Szczególnie zaskakujące jest to, że Kukucki obecnie nie tylko pełni funkcję wiceministra rozwoju i technologii, ale także sprawuje mandat senatora. Nie da się równocześnie ukryć, że Włocławek nie należy do największych i najbardziej medialnych miast w Polsce, które stanowią trampolinę do sukcesu w karierze politycznej. Zazwyczaj transfery pomiędzy samorządem a parlamentem odbywają się w drugą stronę. Należy także odnotować, że wybory we Włocławku wiązały się z wyjątkowo brudną kampanią, której celem był właśnie kandydat Lewicy.

Wygrana Kukuckiego będzie miała całkiem poważne konsekwencje. Funkcji prezydenta miasta nie można w końcu łączyć z mandatem senatorskim. Zakaz ten wynika z art. 27 ustawy o samorządzie gminnym. Warto przy tym wspomnieć, że obejmuje on również zatrudnienie w administracji rządowej. Świeżo upieczony włodarz Włocławka będzie musiał zrezygnować ze swojego dotychczasowego stanowiska. Tym samym czekają nas wybory uzupełniające do Senatu.

Obejmą one wyłącznie okręg wyborczy, w którym Krzysztof Kukucki uzyskał swój mandat. Mowa o okręgu nr 13. W jego skład wchodzi pięć powiatów: miasto Włocławek oraz powiaty: aleksandrowski, lipnowski, radziejowski oraz włocławski. W tym ostatnim przypadku chodzi o gminy położone w sąsiedztwie miasta.

Wybory uzupełniające do Senatu mają swoją specyfikę wynikającą z ordynacji oraz przepisów kodeksu wyborczego

Zgodnie z art. 283 §1 kodeksu wyborczego, wybory uzupełniające do Senatu zarządzi prezydent Andrzej Duda. Powinny zostać przeprowadzone w terminie 3 miesięcy od dnia stwierdzenia wygaśnięcia mandatu senatora. Oznacza to, że maraton wyborczy mieszkańców tego konkretnego okręgu nieco się wydłuży. Trzeba w końcu pamiętać, że głosowanie w wyborach do Parlamentu Europejskiego odbędzie się już 9 czerwca.
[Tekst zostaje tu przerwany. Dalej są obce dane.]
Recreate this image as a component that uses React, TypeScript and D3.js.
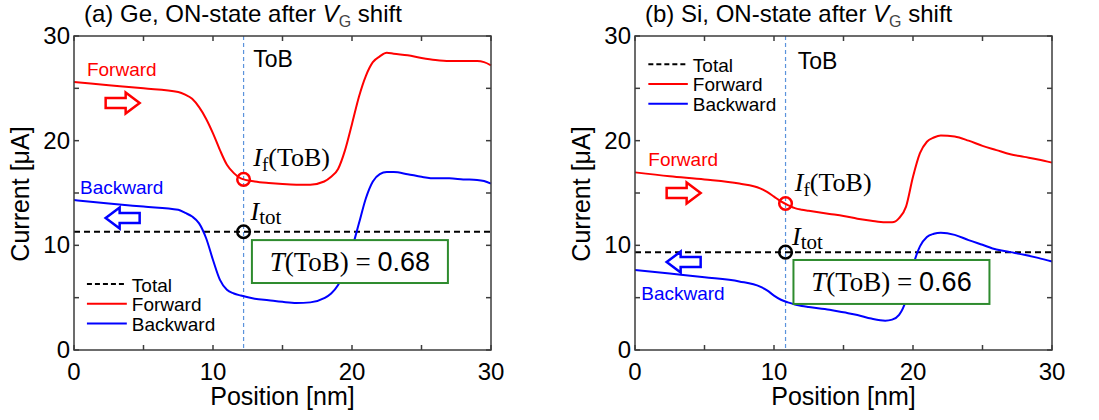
import * as d3 from 'd3';

// Ge panel (a)
const gePos = [0, 2.5, 5, 7.5, 8, 8.5, 9, 9.5, 10, 10.5, 11, 11.5, 12, 13, 14, 15, 16, 17, 18, 18.5, 19, 19.5, 20, 20.5, 21, 21.5, 22, 22.5, 23, 24, 25, 26, 27, 28, 29, 29.5, 30];
const geForward = [25.6, 25.3, 25.0, 24.65, 24.4, 24.0, 23.2, 22.1, 20.7, 19.1, 17.7, 16.9, 16.4, 16.1, 15.95, 15.85, 15.8, 15.8, 16.1, 16.55, 17.3, 19.1, 21.6, 24.2, 26.2, 27.5, 28.05, 28.4, 28.3, 28.15, 27.9, 27.7, 27.6, 27.6, 27.6, 27.5, 27.2];
const geBackward = [14.33, 14.0, 13.7, 13.4, 13.1, 12.75, 12.1, 10.7, 8.6, 6.7, 5.75, 5.4, 5.2, 4.9, 4.75, 4.6, 4.5, 4.55, 4.95, 5.4, 6.2, 7.65, 9.7, 12.1, 14.5, 16.1, 16.8, 17.0, 17.0, 16.8, 16.55, 16.4, 16.4, 16.3, 16.25, 16.15, 15.9];
const geTotal = 11.3;
const geToB = 12.2;
const geIfToB = 16.3;
const geT = '0.68';

// Si panel (b)
const siPos = [0, 2.5, 5, 7.5, 9, 9.5, 10, 10.5, 11, 11.5, 12, 12.5, 14, 15, 16, 17, 18, 18.5, 19, 19.5, 20, 20.5, 21, 21.5, 22, 23, 24, 25, 26, 27, 28, 29, 30];
const siForward = [16.97, 16.6, 16.3, 15.9, 15.45, 15.1, 14.65, 14.2, 13.85, 13.55, 13.4, 13.3, 13.0, 12.8, 12.55, 12.35, 12.2, 12.2, 12.6, 13.7, 16.55, 18.8, 19.9, 20.3, 20.5, 20.4, 20.0, 19.5, 19.1, 18.7, 18.45, 18.2, 17.9];
const siBackward = [7.65, 7.3, 6.95, 6.55, 6.05, 5.7, 5.2, 4.8, 4.55, 4.35, 4.2, 4.1, 3.85, 3.6, 3.35, 3.0, 2.8, 2.9, 3.35, 4.8, 8.0, 9.9, 10.8, 11.1, 11.2, 11.0, 10.5, 10.05, 9.6, 9.35, 9.1, 8.8, 8.45];
const siTotal = 9.35;
const siToB = 10.83;
const siIfToB = 14.0;
const siT = '0.66';

const xTicks = [0, 10, 20, 30];
const yTicks = [0, 10, 20, 30];
const minorTicks = [0, 5, 10, 15, 20, 25, 30];
const legendLabels = ['Total', 'Forward', 'Backward'];

const SANS = "'Liberation Sans', Arial, sans-serif";
const SERIF = "'Liberation Serif', 'Times New Roman', serif";
const RED = '#ff0000';
const BLUE = '#0000ff';
const GREEN = '#2e8b2e';
const FRAME = '#3c3c3c';

function Arrow({ cx, cy, dir, color }) {
  const pts = [[-17, -5], [3, -5], [3, -10.5], [17, 0], [3, 10.5], [3, 5], [-17, 5]]
    .map(([px, py]) => `${cx + px * dir},${cy + py}`).join(' ');
  return <polygon points={pts} fill="#fff" stroke={color} strokeWidth={2.5} />;
}

function Panel({ left, label, material, pos, fwd, bwd, total, tob, ifVal, tVal, lay }) {
  const top = 36, bottom = 350, right = left + 417;
  const x = d3.scaleLinear().domain([0, 30]).range([left, right]);
  const y = d3.scaleLinear().domain([0, 30]).range([bottom, top]);
  const line = d3.line<number>().x((_, i) => x(pos[i])).y(d => y(d)).curve(d3.curveMonotoneX);

  return (
    <g>
      <text x={left + 10} y={22} fontFamily={SANS} fontSize={24} fill="#000">
        {`(${label}) ${material}, ON-state after `}
        <tspan fontStyle="italic">V</tspan>
        <tspan fontSize={16} dy={5} fill="#444">G</tspan>
        <tspan dy={-5}> shift</tspan>
      </text>

      {/* ToB line */}
      <line x1={x(tob)} x2={x(tob)} y1={top} y2={bottom} stroke="#5b93dc" strokeWidth={1.2} strokeDasharray="4,3" />

      {/* total */}
      <line x1={x(0)} x2={x(30)} y1={y(total)} y2={y(total)} stroke="#000" strokeWidth={2} strokeDasharray="6,4" />
      <path d={line(fwd)} fill="none" stroke={RED} strokeWidth={2} />
      <path d={line(bwd)} fill="none" stroke={BLUE} strokeWidth={2} />

      {/* frame + ticks */}
      <rect x={left} y={top} width={right - left} height={bottom - top} fill="none" stroke={FRAME} strokeWidth={1.5} />
      {minorTicks.map(t => (
        <g key={'t' + t} stroke={FRAME} strokeWidth={1.5}>
          <line x1={x(t)} x2={x(t)} y1={bottom} y2={bottom - 5} />
          <line x1={x(t)} x2={x(t)} y1={top} y2={top + 5} />
          <line x1={left} x2={left + 5} y1={y(t)} y2={y(t)} />
          <line x1={right} x2={right - 5} y1={y(t)} y2={y(t)} />
        </g>
      ))}
      {xTicks.map(t => (
        <text key={'x' + t} x={x(t)} y={380} textAnchor="middle" fontFamily={SANS} fontSize={24}>{t}</text>
      ))}
      {yTicks.map(t => (
        <text key={'y' + t} x={left - 4} y={y(t) + 8} textAnchor="end" fontFamily={SANS} fontSize={24}>{t}</text>
      ))}
      <text x={(left + right) / 2} y={405} textAnchor="middle" fontFamily={SANS} fontSize={25}>Position [nm]</text>
      <text transform={`translate(${left - 45},194) rotate(-90)`} textAnchor="middle" fontFamily={SANS} fontSize={25}>Current [μA]</text>

      {/* annotations */}
      <text x={x(lay.tobLabel[0])} y={y(lay.tobLabel[1])} fontFamily={SANS} fontSize={23}>ToB</text>
      <text x={x(lay.fwdLabel[0])} y={y(lay.fwdLabel[1])} fontFamily={SANS} fontSize={19} fill={RED}>Forward</text>
      <text x={x(lay.bwdLabel[0])} y={y(lay.bwdLabel[1])} fontFamily={SANS} fontSize={19} fill={BLUE}>Backward</text>
      <Arrow cx={x(lay.fwdArrow[0])} cy={y(lay.fwdArrow[1])} dir={1} color={RED} />
      <Arrow cx={x(lay.bwdArrow[0])} cy={y(lay.bwdArrow[1])} dir={-1} color={BLUE} />

      <circle cx={x(tob)} cy={y(ifVal)} r={6.3} fill="none" stroke={RED} strokeWidth={2.5} />
      <circle cx={x(tob)} cy={y(total)} r={6.3} fill="none" stroke="#000" strokeWidth={2.5} />

      <text x={x(lay.ifLabel[0])} y={y(lay.ifLabel[1])} fontFamily={SERIF} fontSize={26}>
        <tspan fontStyle="italic">I</tspan>
        <tspan fontSize={19} dy={5}>f</tspan>
        <tspan dy={-5}>(ToB)</tspan>
      </text>
      <text x={x(lay.itotLabel[0])} y={y(lay.itotLabel[1])} fontFamily={SERIF} fontSize={26}>
        <tspan fontStyle="italic">I</tspan>
        <tspan fontSize={21} dy={4}>tot</tspan>
      </text>

      <rect x={x(lay.box[0])} y={y(lay.box[3])} width={x(lay.box[1]) - x(lay.box[0])} height={y(lay.box[2]) - y(lay.box[3])}
        fill="#fff" stroke={GREEN} strokeWidth={2} />
      <text x={(x(lay.box[0]) + x(lay.box[1])) / 2} y={(y(lay.box[2]) + y(lay.box[3])) / 2 + 9} textAnchor="middle" fontFamily={SERIF} fontSize={27}>
        <tspan fontStyle="italic">T</tspan>
        <tspan>(ToB) = </tspan>
        <tspan fontFamily={SANS}>{tVal}</tspan>
      </text>

      {/* legend */}
      {legendLabels.map((lbl, i) => {
        const ly = y(lay.legendY) + i * 19.7;
        const stroke = i === 0 ? '#000' : i === 1 ? RED : BLUE;
        return (
          <g key={lbl}>
            <line x1={x(lay.legendX[0])} x2={x(lay.legendX[1])} y1={ly} y2={ly} stroke={stroke} strokeWidth={2}
              strokeDasharray={i === 0 ? '5,3' : undefined} />
            <text x={x(lay.legendX[1]) + 5} y={ly + 7.5} fontFamily={SANS} fontSize={19}>{lbl}</text>
          </g>
        );
      })}
    </g>
  );
}

const geLayout = {
  tobLabel: [12.9, 27.0], fwdLabel: [0.93, 26.2], bwdLabel: [0.43, 14.9],
  fwdArrow: [3.5, 23.6], bwdArrow: [3.5, 12.6], ifLabel: [12.9, 17.6], itotLabel: [12.7, 12.4],
  box: [12.8, 26.9, 6.4, 10.5], legendX: [0.93, 3.8], legendY: 6.3,
};
const siLayout = {
  tobLabel: [11.7, 26.8], fwdLabel: [0.96, 17.6], bwdLabel: [0.45, 4.8],
  fwdArrow: [3.5, 15.0], bwdArrow: [3.5, 8.4], ifLabel: [11.5, 15.2], itotLabel: [11.3, 10.0],
  box: [11.4, 25.5, 4.4, 8.6], legendX: [0.96, 3.8], legendY: 27.3,
};

export default function App() {
  return (
    <svg width={1099} height={420} style={{ position: 'absolute', left: 0, top: 0, background: '#fff' }}>
      <Panel left={74} label="a" material="Ge" pos={gePos} fwd={geForward} bwd={geBackward}
        total={geTotal} tob={geToB} ifVal={geIfToB} tVal={geT} lay={geLayout} />
      <Panel left={635} label="b" material="Si" pos={siPos} fwd={siForward} bwd={siBackward}
        total={siTotal} tob={siToB} ifVal={siIfToB} tVal={siT} lay={siLayout} />
    </svg>
  );
}
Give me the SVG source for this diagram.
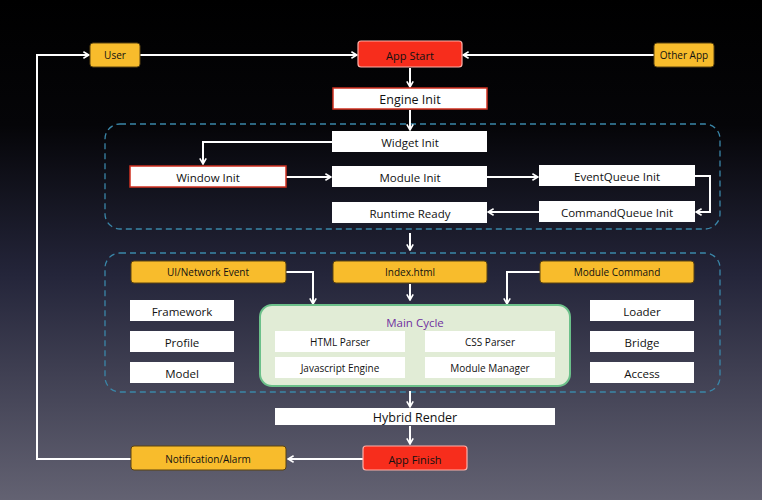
<svg xmlns="http://www.w3.org/2000/svg" width="762" height="500" viewBox="0 0 762 500">
<defs>
<linearGradient id="bg" x1="0" y1="0" x2="0" y2="1">
<stop offset="0" stop-color="#000000"/>
<stop offset="0.25" stop-color="#050508"/>
<stop offset="0.55" stop-color="#24253a"/>
<stop offset="1" stop-color="#636272"/>
</linearGradient>
<marker id="arr" viewBox="0 0 10 10" refX="9" refY="5" markerWidth="8" markerHeight="8" markerUnits="userSpaceOnUse" orient="auto">
<polyline points="2,1 9,5 2,9" fill="none" stroke="#ffffff" stroke-width="2"/>
</marker>
<style>
.t{font-family:"Open Sans","Liberation Sans",sans-serif;text-anchor:middle;dominant-baseline:central;fill:#111;}
.w{fill:#ffffff;}
.y{fill:#f8bc2c;stroke:#5a4310;stroke-width:1;}
.r{fill:#f72d1c;stroke:#ffb0a8;stroke-width:1.2;}
.rb{fill:#ffffff;stroke:#d03020;stroke-width:1.5;}
.dash{fill:none;stroke:#3a86a8;stroke-width:1.3;stroke-dasharray:6 4;}
.c{fill:none;stroke:#ffffff;stroke-width:2;marker-end:url(#arr);}
.l{fill:none;stroke:#ffffff;stroke-width:2;}
</style>
</defs>
<rect x="0" y="0" width="762" height="500" fill="url(#bg)"/>
<rect class="dash" x="105" y="124" width="615" height="105" rx="15"/>
<rect class="dash" x="105" y="253" width="615" height="139" rx="15"/>

<g id="connectors">
<line class="c" x1="140" y1="55" x2="357" y2="55"/>
<line class="c" x1="654" y1="55" x2="463" y2="55"/>
<line class="c" x1="410" y1="68" x2="410" y2="87"/>
<line class="c" x1="410" y1="110" x2="410" y2="130"/>
<polyline class="c" points="332,142 203,142 203,164"/>
<line class="c" x1="286" y1="177" x2="331" y2="177"/>
<line class="c" x1="487" y1="177" x2="538" y2="177"/>
<polyline class="c" points="695,176 710,176 710,212 696,212"/>
<line class="c" x1="539" y1="212" x2="488" y2="212"/>
<line class="c" x1="410" y1="233" x2="410" y2="250"/>
<polyline class="c" points="286,272 313,272 313,304"/>
<line class="c" x1="410" y1="284" x2="410" y2="300"/>
<polyline class="c" points="540,272 507,272 507,304"/>
<line class="c" x1="410" y1="391" x2="410" y2="407"/>
<line class="c" x1="410" y1="426" x2="410" y2="444"/>
<line class="c" x1="363" y1="459" x2="288" y2="459"/>
<polyline class="c" points="131,459 37,459 37,55 89,55"/>
</g>

<g id="user"><rect class="y" x="90" y="43" width="50" height="24" rx="3"/><text class="t" x="115" y="55" font-size="10">User</text></g>
<g id="appstart"><rect class="r" x="358" y="41" width="104" height="26" rx="3"/><text class="t" x="410" y="55" font-size="11">App Start</text></g>
<g id="otherapp"><rect class="y" x="654" y="43" width="60" height="24" rx="3"/><text class="t" x="684" y="55" font-size="10">Other App</text></g>
<g id="engineinit"><rect class="rb" x="333" y="88" width="154" height="21"/><text class="t" x="410" y="99" font-size="12.5">Engine Init</text></g>

<g id="widgetinit"><rect class="w" x="332" y="131" width="155" height="21"/><text class="t" x="410" y="142" font-size="11.5">Widget Init</text></g>
<g id="windowinit"><rect class="rb" x="130" y="166" width="156" height="21"/><text class="t" x="208" y="177" font-size="11.5">Window Init</text></g>
<g id="moduleinit"><rect class="w" x="332" y="166" width="155" height="21"/><text class="t" x="410" y="177" font-size="11.5">Module Init</text></g>
<g id="eventqueueinit"><rect class="w" x="539" y="165" width="156" height="21"/><text class="t" x="617" y="176" font-size="11.5">EventQueue Init</text></g>
<g id="commandqueueinit"><rect class="w" x="539" y="201" width="156" height="21"/><text class="t" x="617" y="212" font-size="11.5">CommandQueue Init</text></g>
<g id="runtimeready"><rect class="w" x="332" y="202" width="155" height="21"/><text class="t" x="410" y="213" font-size="11.5">Runtime Ready</text></g>

<g id="uinetworkevent"><rect class="y" x="131" y="261" width="155" height="22" rx="3"/><text class="t" x="208" y="272" font-size="10">UI/Network Event</text></g>
<g id="indexhtml"><rect class="y" x="333" y="261" width="154" height="22" rx="3"/><text class="t" x="410" y="272" font-size="10">Index.html</text></g>
<g id="modulecommand"><rect class="y" x="540" y="261" width="154" height="22" rx="3"/><text class="t" x="617" y="272" font-size="10">Module Command</text></g>

<g id="framework"><rect class="w" x="130" y="300" width="104" height="21"/><text class="t" x="182" y="311" font-size="11.5">Framework</text></g>
<g id="profile"><rect class="w" x="130" y="331" width="104" height="21"/><text class="t" x="182" y="342" font-size="11.5">Profile</text></g>
<g id="model"><rect class="w" x="130" y="362" width="104" height="21"/><text class="t" x="182" y="373" font-size="11.5">Model</text></g>
<g id="loader"><rect class="w" x="590" y="300" width="104" height="21"/><text class="t" x="642" y="311" font-size="11.5">Loader</text></g>
<g id="bridge"><rect class="w" x="590" y="331" width="104" height="21"/><text class="t" x="642" y="342" font-size="11.5">Bridge</text></g>
<g id="access"><rect class="w" x="590" y="362" width="104" height="21"/><text class="t" x="642" y="373" font-size="11.5">Access</text></g>

<g id="maincycle">
<rect x="260" y="305" width="310" height="81" rx="12" fill="#e1ecd6" stroke="#6cc08a" stroke-width="2"/>
<text class="t" x="415" y="322" font-size="11.5" style="fill:#7030a0">Main Cycle</text>
<rect class="w" x="275" y="331" width="130" height="21"/><text class="t" x="340" y="342" font-size="10">HTML Parser</text>
<rect class="w" x="425" y="331" width="130" height="21"/><text class="t" x="490" y="342" font-size="10">CSS Parser</text>
<rect class="w" x="275" y="357" width="130" height="21"/><text class="t" x="340" y="368" font-size="10">Javascript Engine</text>
<rect class="w" x="425" y="357" width="130" height="21"/><text class="t" x="490" y="368" font-size="10">Module Manager</text>
</g>

<g id="hybridrender"><rect class="w" x="275" y="408" width="280" height="17"/><text class="t" x="415" y="417" font-size="12.5">Hybrid Render</text></g>
<g id="appfinish"><rect class="r" x="363" y="446" width="104" height="24" rx="3"/><text class="t" x="415" y="459" font-size="11">App Finish</text></g>
<g id="notification"><rect class="y" x="131" y="446" width="155" height="24" rx="3"/><text class="t" x="208" y="459" font-size="10">Notification/Alarm</text></g>
</svg>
Zasady przeprowadzania wyborów uzupełniających nieco się różnią od wyborów parlamentarnych. Zgodnie z §4 przywołanego wyżej przepisu udział w nich biorą wyłącznie wyborcy zamieszkujący na stałe w danym okręgu wyborczym. Tym samym wszelkiego rodzaju przejawy turystyki wyborczej z pozostałych części Polski nie wchodzą w grę. Wybory uzupełniające do Senatu wykluczają także udział wyborców przebywających za granicą. Ponownie chodzi o uniknięcie zniekształcenia woli mieszkańców okręgu przez resztę kraju.

Ktoś z pewnością mógłby się zastanawiać, dlaczego w przypadku senatorów przeprowadzamy wybory uzupełniające, a posłowie obsadzają wolne mandaty automatycznie. Wynika to z różnicy w ordynacjach wyborczych do obydwu izb parlamentu. W przypadku wyborów do Sejmu mamy do obsadzenia kilka mandatów na okręg wyborczy, które to są rozdysponowywane w sposób proporcjonalny. Senat jest pod tym względem inny. W tych wyborach obowiązuje ordynacja większościowa z jednomandatowymi okręgami wyborczymi. Zwycięzca bierze wszystko.

Tym samym nie ma najmniejszego sensu, by komitet wyborczy wystawiał więcej niż jednego kandydata. Nie ma mowy o jakimkolwiek zastępstwie, bo po prostu nie ma żadnych zastępców. Prowadzi to do interesującej w polskim ustroju sytuacji. Istnieje szansa, że w wyborach uzupełniających do Senatu mandat zdobędzie przedstawiciel innego stronnictwa niż w pierwotnych wyborach. Być może przyciągnie to do Włocławka chociaż odrobinę uwagi ze strony ogólnopolskiej polityki.